Benton Partners With SHLB to Nourish Communities With Broadband

The Benton Foundation is publishing the Schools, Health & Libraries Broadband (SHLB) Coalition’s Connecting Anchor Institutions: A Broadband Action Plan because our top priority for 2016 and beyond is affordable broadband access and adoption for all Americans.

As the Federal Communications Commission has determined, broadband Internet access service is, unquestionably, essential to education, public health, and public safety. And broadband has an important economic impact. It creates efficiencies, improves productivity, and accelerates innovation.

In a global, competitive economy, we need every American contributing to our prosperity, to educating today and tomorrow’s workers and entrepreneurs, to improving our civic dialogue, and to enriching our culture.

But if we want every American to be able to make these contributions and take full advantage of the vast opportunities that broadband can deliver, we need to focus on bridging the critical gaps in our digital infrastructure and close the nagging, persistent divides in broadband deployment and adoption.
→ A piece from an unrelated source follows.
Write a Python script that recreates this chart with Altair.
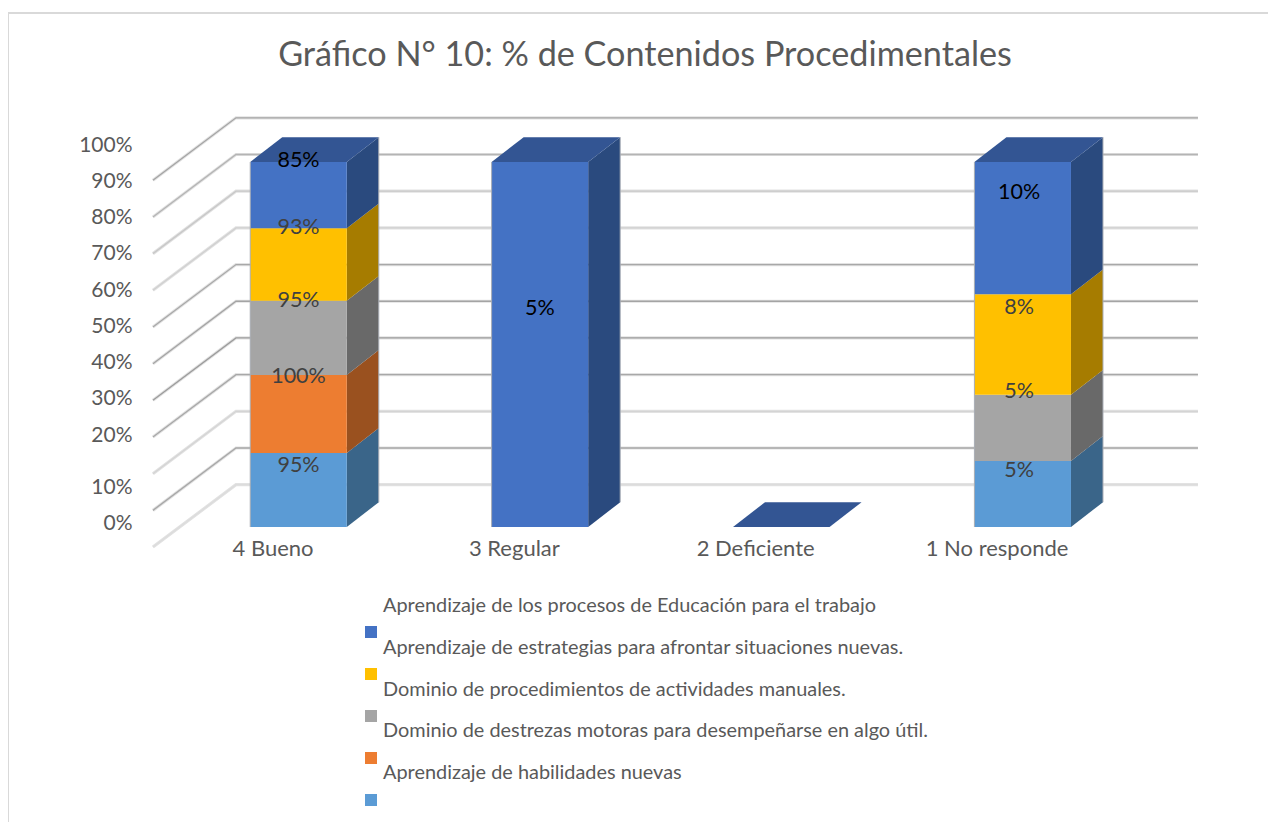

I call the places these divides exist ‘digital desserts.’

Every anchor institution needs to have open, affordable, high-capacity broadband that is scalable and adaptable to the growing information needs of the 21st century.

There are a number of places where we could bring broadband that could have great public benefit. Think community anchor institutions such as schools, healthcare providers, libraries, public media outlets, public housing, community centers, community colleges and other institutions of higher education. Connecting every anchor institution to a high-capacity broadband network is a cost-effective way to ensure that every community and every individual has high-speed access to the Internet.

To realize universal broadband adoption, I can think of no better partner than the SHLB Coalition and its diverse members. Community anchor institutions, as is so well-articulated in the report released today, are on the front lines ensuring that the benefits of the Internet are widely available to everyone, promoting equity for all.



Our investment in bringing high-capacity broadband to anchors -- and through anchors to the rest of the community -- will determine whether the country will be divided between digital “haves” and “have-nots,” or whether we capture the benefits of the Internet for all people. High-capacity broadband allows community anchor institutions to expand their crucial missions so every student and citizen can reach their potential and be a full participant in our increasingly digital world.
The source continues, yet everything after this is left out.